Moi, ce qui me révolte, c’est ce manque de courage politique. Parce qu’il y a des consommateurs dans toutes les sphères de pouvoir : des hommes politiques, des chefs d’entreprise, des hauts placés dans les hiérarchies mondiales, qui consomment femmes, mineurs, hommes et donc on n’agit pas. C’est pour cela qu’on discute encore aujourd’hui de pornographie et de prostitution. Parce que c’est une industrie qui génère des milliards de dollars.
La pornographie est-elle un vecteur de blanchiment d’argent pour les groupes criminels ?
Oui, c’est un vecteur de blanchiment d’argent pour les groupes criminels. Mais c’est surtout une source directe de revenus. En Allemagne, par exemple, où c’est légal, les groupes criminels sont omniprésents. À Amsterdam, c’est pareil. Tous les pays ayant légalisé la prostitution ont facilité le blanchiment d’argent sale — drogue, armes — car tout est lié : drogue, prostitution, armement. Ce sont les trois piliers du crime organisé.
Penser que la légalisation va éliminer le crime organisé, c’est une pensée magique. L’exemple du Canada avec le cannabis est parlant : la légalisation n’a pas réduit les activités des groupes criminels. Au contraire. Ils dominent toujours, vendent moins cher, plus fort, sans taxes, notamment aux mineurs, leur clientèle de base. Ils ont même ouvert des commerces à travers des prête-noms. Donc non, légaliser n’élimine pas le crime organisé.
Les forces policières ont-elles les moyens techniques et juridiques suffisants pour enquêter sur ces formes complexes d’implication criminelle dans le monde pornographique ?
Il faut d’abord que les gouvernements agissent. Ici, une sénatrice se bat depuis deux ans pour obliger les plateformes de pornographie à vérifier l’identité des utilisateurs. En France, vous avez tenté ça aussi, mais les plateformes ont fait grève, invoquant la liberté d’expression. On est dans un bras de fer.
Au Canada, cette sénatrice essaie simplement d’empêcher des enfants de 10, 11 ou 12 ans d’accéder à ces sites. Mais ça traîne, car une lobbyiste, ex-libérale, fait pression sur le gouvernement au nom d’une célèbre plateforme. Ces plateformes se croient au-dessus des lois et veulent continuer à engranger de l’argent, tout en sachant que leurs principaux utilisateurs… sont des mineurs.

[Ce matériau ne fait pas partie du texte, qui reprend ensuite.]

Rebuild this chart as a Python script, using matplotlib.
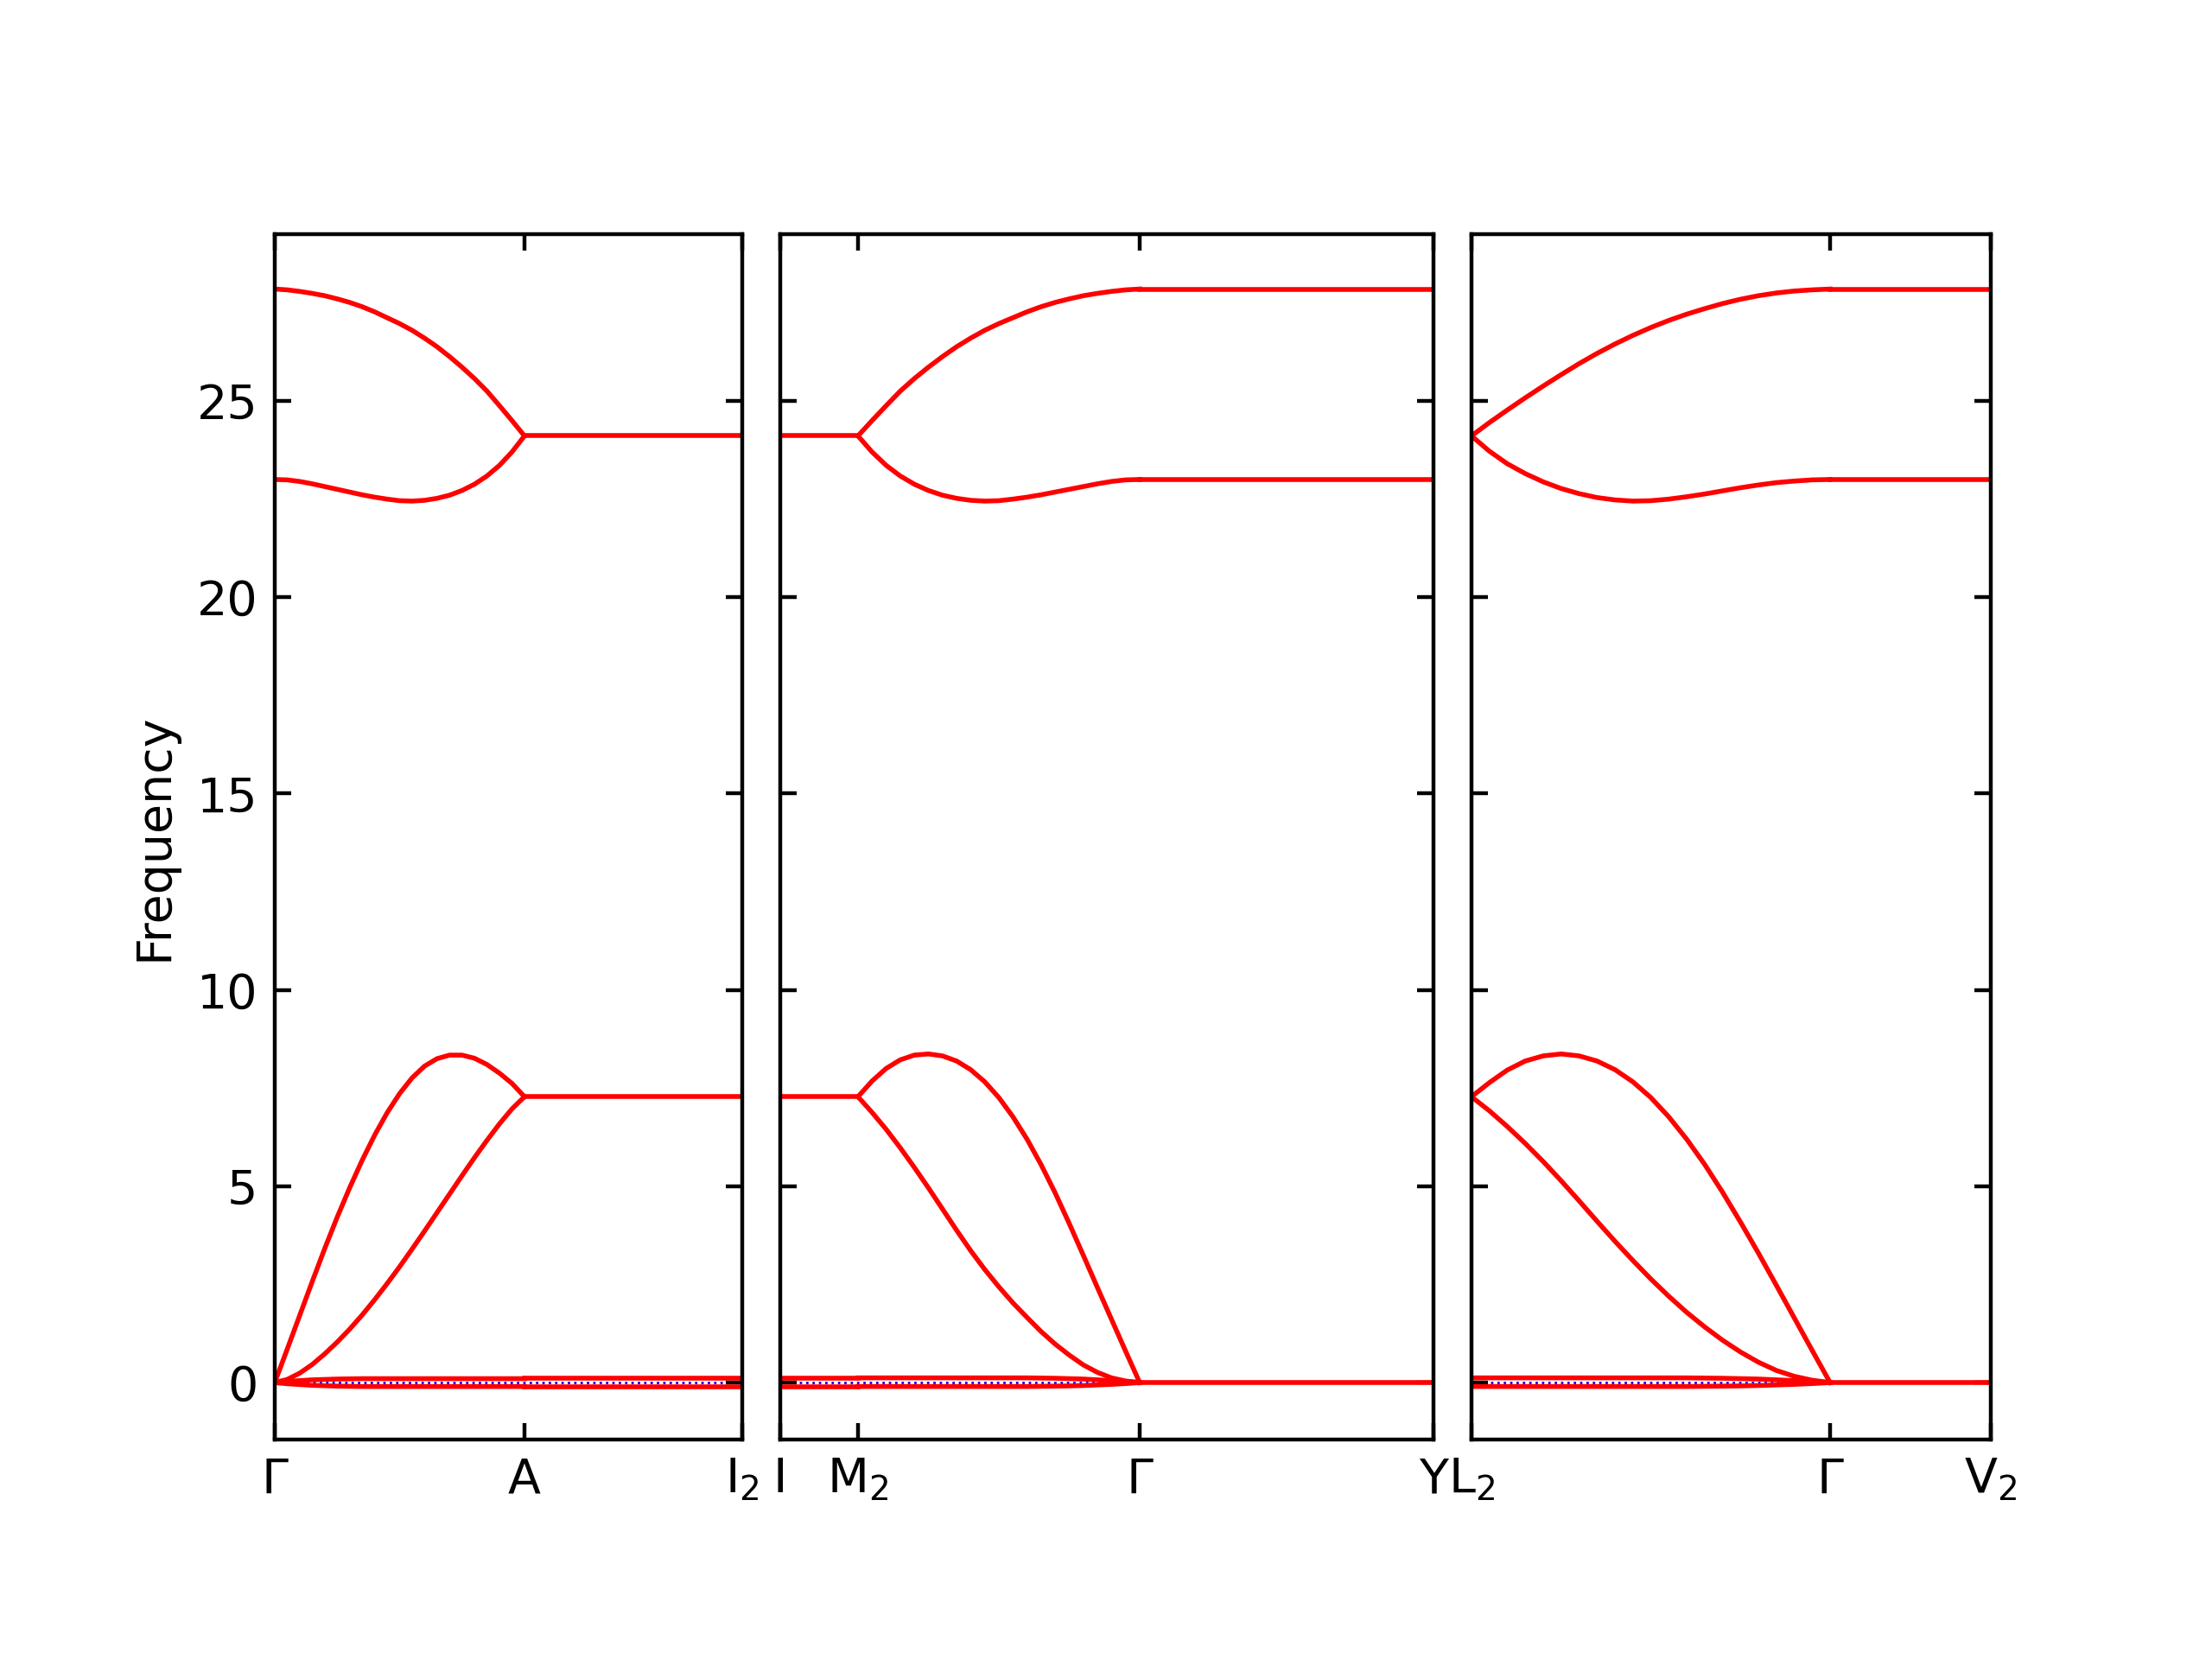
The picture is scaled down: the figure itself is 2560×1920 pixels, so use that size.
import numpy as np
import matplotlib.pyplot as plt

# ---------------------------------------------------------
# path: special points (distance along path) and labels
# ---------------------------------------------------------
pts1 = [0.0, 0.289, 0.541]
labels1 = ['Γ', 'A', 'I$_2$']
pts2 = [0.0, 0.090, 0.416, 0.756]
labels2 = ['I', 'M$_2$', 'Γ', 'Y']
pts3 = [0.0, 0.415, 0.601]
labels3 = ['L$_2$', 'Γ', 'V$_2$']

# fraction along a segment where bands were read (step 0.05)
t = np.linspace(0, 1, 21)
t_flat = [0.0, 1.0]

# ---------------------------------------------------------
# Gamma -> A
# ---------------------------------------------------------
ga_opt_hi = [27.85, 27.83, 27.79, 27.74, 27.68, 27.60, 27.51, 27.40, 27.27, 27.12, 26.97,
             26.80, 26.60, 26.38, 26.13, 25.86, 25.57, 25.25, 24.88, 24.50, 24.11]
ga_opt_lo = [23.00, 22.99, 22.95, 22.89, 22.82, 22.75, 22.68, 22.61, 22.55, 22.50, 22.46,
             22.45, 22.47, 22.52, 22.60, 22.72, 22.88, 23.09, 23.36, 23.70, 24.11]
ga_ac_hi = [0.00, 0.85, 1.71, 2.57, 3.41, 4.21, 4.96, 5.66, 6.30, 6.87, 7.36,
            7.76, 8.06, 8.25, 8.34, 8.34, 8.26, 8.10, 7.88, 7.62, 7.28]
ga_ac_lo = [0.00, 0.08, 0.24, 0.46, 0.73, 1.03, 1.36, 1.72, 2.11, 2.52, 2.95,
            3.40, 3.86, 4.33, 4.80, 5.27, 5.73, 6.17, 6.59, 6.97, 7.28]
ga_zero_up = [0.00, 0.03, 0.05, 0.07, 0.08, 0.09, 0.095, 0.10, 0.10, 0.10, 0.10,
              0.10, 0.10, 0.10, 0.10, 0.10, 0.10, 0.10, 0.10, 0.10, 0.10]
ga_zero_dn = [0.00, -0.03, -0.05, -0.07, -0.08, -0.09, -0.095, -0.10, -0.10, -0.10, -0.10,
              -0.10, -0.10, -0.10, -0.10, -0.10, -0.10, -0.10, -0.10, -0.10, -0.10]

# flat parts (A -> I2, I -> M2)
flat_bz_edge = [24.11, 7.28, 0.12, -0.10]

# ---------------------------------------------------------
# M2 -> Gamma
# ---------------------------------------------------------
mg_opt_hi = [24.11, 24.50, 24.88, 25.25, 25.57, 25.86, 26.13, 26.38, 26.60, 26.80, 26.97,
             27.12, 27.27, 27.40, 27.51, 27.60, 27.68, 27.74, 27.79, 27.83, 27.85]
mg_opt_lo = [24.11, 23.70, 23.36, 23.09, 22.88, 22.72, 22.60, 22.52, 22.47, 22.45, 22.46,
             22.50, 22.55, 22.61, 22.68, 22.75, 22.82, 22.89, 22.95, 22.99, 23.00]
mg_ac_hi = [7.28, 7.68, 8.00, 8.22, 8.34, 8.37, 8.32, 8.19, 7.97, 7.66, 7.26,
            6.77, 6.20, 5.55, 4.83, 4.05, 3.24, 2.42, 1.61, 0.80, 0.00]
mg_ac_lo = [7.28, 6.88, 6.45, 5.98, 5.48, 4.96, 4.42, 3.88, 3.36, 2.88, 2.44,
            2.03, 1.66, 1.30, 0.98, 0.70, 0.45, 0.26, 0.12, 0.04, 0.00]
mg_zero_up = [0.12, 0.12, 0.12, 0.12, 0.12, 0.12, 0.12, 0.12, 0.12, 0.12, 0.12,
              0.12, 0.12, 0.115, 0.11, 0.10, 0.09, 0.07, 0.05, 0.03, 0.00]
mg_zero_dn = [-0.10, -0.10, -0.10, -0.10, -0.10, -0.10, -0.10, -0.10, -0.10, -0.10, -0.10,
              -0.10, -0.10, -0.095, -0.09, -0.085, -0.075, -0.06, -0.045, -0.025, 0.00]

# ---------------------------------------------------------
# L2 -> Gamma
# ---------------------------------------------------------
lg_opt_hi = [24.11, 24.45, 24.77, 25.08, 25.38, 25.67, 25.95, 26.21, 26.45, 26.67, 26.87,
             27.05, 27.21, 27.35, 27.48, 27.59, 27.68, 27.75, 27.80, 27.83, 27.85]
lg_opt_lo = [24.11, 23.72, 23.40, 23.15, 22.94, 22.77, 22.64, 22.54, 22.48, 22.45, 22.46,
             22.50, 22.56, 22.63, 22.71, 22.79, 22.86, 22.92, 22.96, 22.99, 23.00]
lg_ac_hi = [7.28, 7.64, 7.96, 8.19, 8.32, 8.37, 8.32, 8.19, 7.97, 7.66, 7.26,
            6.77, 6.20, 5.56, 4.85, 4.09, 3.30, 2.48, 1.65, 0.82, 0.00]
lg_ac_lo = [7.28, 6.92, 6.52, 6.09, 5.63, 5.14, 4.63, 4.11, 3.60, 3.11, 2.64,
            2.20, 1.79, 1.42, 1.08, 0.78, 0.52, 0.31, 0.16, 0.06, 0.00]
lg_zero_up = mg_zero_up
lg_zero_dn = mg_zero_dn

# flat parts at the zone centre side (Gamma -> Y, Gamma -> V2)
flat_gamma = [27.85, 23.00, 0.00]

# ---------------------------------------------------------
# figure
# ---------------------------------------------------------
fig = plt.figure(figsize=(6.4, 4.8), dpi=400)

left, right = 0.1242, 0.9
bottom, height = 0.1323, 0.7266
gap = 44 / 2560
total = pts1[-1] + pts2[-1] + pts3[-1]
scale = (right - left - 2 * gap) / total

paths = [
    (pts1, labels1, [
        (0, 1, [ga_opt_hi, ga_opt_lo, ga_ac_hi, ga_ac_lo, ga_zero_up, ga_zero_dn]),
        (1, 2, flat_bz_edge),
    ]),
    (pts2, labels2, [
        (0, 1, flat_bz_edge),
        (1, 2, [mg_opt_hi, mg_opt_lo, mg_ac_hi, mg_ac_lo, mg_zero_up, mg_zero_dn]),
        (2, 3, flat_gamma),
    ]),
    (pts3, labels3, [
        (0, 1, [lg_opt_hi, lg_opt_lo, lg_ac_hi, lg_ac_lo, lg_zero_up, lg_zero_dn]),
        (1, 2, flat_gamma),
    ]),
]

x0 = left
axes = []
for i, (pts, labels, segments) in enumerate(paths):
    w = pts[-1] * scale
    ax = fig.add_axes([x0, bottom, w, height])
    x0 += w + gap
    axes.append(ax)

    ax.axhline(0, linestyle=':', linewidth=0.5, color='b', zorder=1)
    for a, b, bands in segments:
        xa, xb = pts[a], pts[b]
        for band in bands:
            if np.ndim(band) == 0:
                xs = [xa + (xb - xa) * s for s in t_flat]
                ys = [band, band]
            else:
                xs = xa + (xb - xa) * t
                ys = band
            ax.plot(xs, ys, 'r-', linewidth=1.0, zorder=2)

    ax.set_xlim(pts[0], pts[-1])
    ax.set_ylim(-1.45, 29.25)
    ax.set_xticks(pts)
    ax.set_xticklabels(labels)
    ax.set_yticks([0, 5, 10, 15, 20, 25])
    ax.tick_params(direction='in', top=True, right=True)
    if i > 0:
        ax.tick_params(labelleft=False)

axes[0].set_ylabel('Frequency')

fig.savefig('out.png', dpi=400)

Et pourquoi ? Parce qu’ils pensent se former sexuellement via la pornographie. Il y a même des parents qui pensent "bien faire" en montrant du porno à leurs enfants pour les éduquer sexuellement. Certains enfants voient du porno pour la première fois avec leur père. On leur dit "T’es une tapette si tu ne veux pas voir ça". C’est ça, le niveau de l’éducation.
Il faut cesser de tout mettre sur le dos des policiers. Ce sont les gouvernements qui doivent fournir les lois, les ressources, les moyens techniques. Les enquêtes coûtent cher, surtout sur le web. Les policiers ont besoin d’argent, d’expertise, de personnel. Et aussi de lois cohérentes.
Actuellement, la plus grande difficulté, c’est la Cour suprême. Les lobbies des "travailleurs du sexe" contestent toutes les arrestations au nom des droits et ça remonte en Cour suprême, qui est souvent complètement déconnectée de la réalité. Alors les policiers finissent par ne plus agir. Ils n’interviennent que s’il y a mineur, crime organisé ou plainte.
Pensez-vous que cela puisse venir de la population ?
Parce que les États n’ont pas le courage politique d’agir. Et peut-être parce que certains ont intérêt à ne rien changer. Ce n’est pas toujours une question électorale. La France, par exemple, a changé la loi, mais l’appliquer, c’est autre chose.
On banalise la prostitution. On dit que c’est le plus vieux métier du monde… Mais c’est faux ! Le plus vieux métier du monde, c’est l’agriculture. La prostitution, historiquement, est apparue avec l’esclavage. Et dire que quelque chose est ancien ne justifie pas son existence. Sinon, on retourne à la charrette.
La prostitution existe toujours non pas parce qu’elle est vieille, mais parce qu’elle est l’échec de l’humanité à prendre des décisions courageuses. Les seuls pays cohérents sont la Suède et la Norvège. Non seulement ils ont adopté des lois, mais ils les ont appliquées, et continuent de le faire.
Ils ont même renforcé leur législation pour inclure l’exploitation sexuelle en ligne, comme sur OnlyFans, une autre porte d’entrée dans la prostitution forcée. Ces plateformes sont dans l’impunité totale. En Suède, on agit. Ils sont cohérents, adaptent leurs lois à l’évolution des formes d’exploitation. Mais nous, en France ou au Canada, on est vraiment en retard.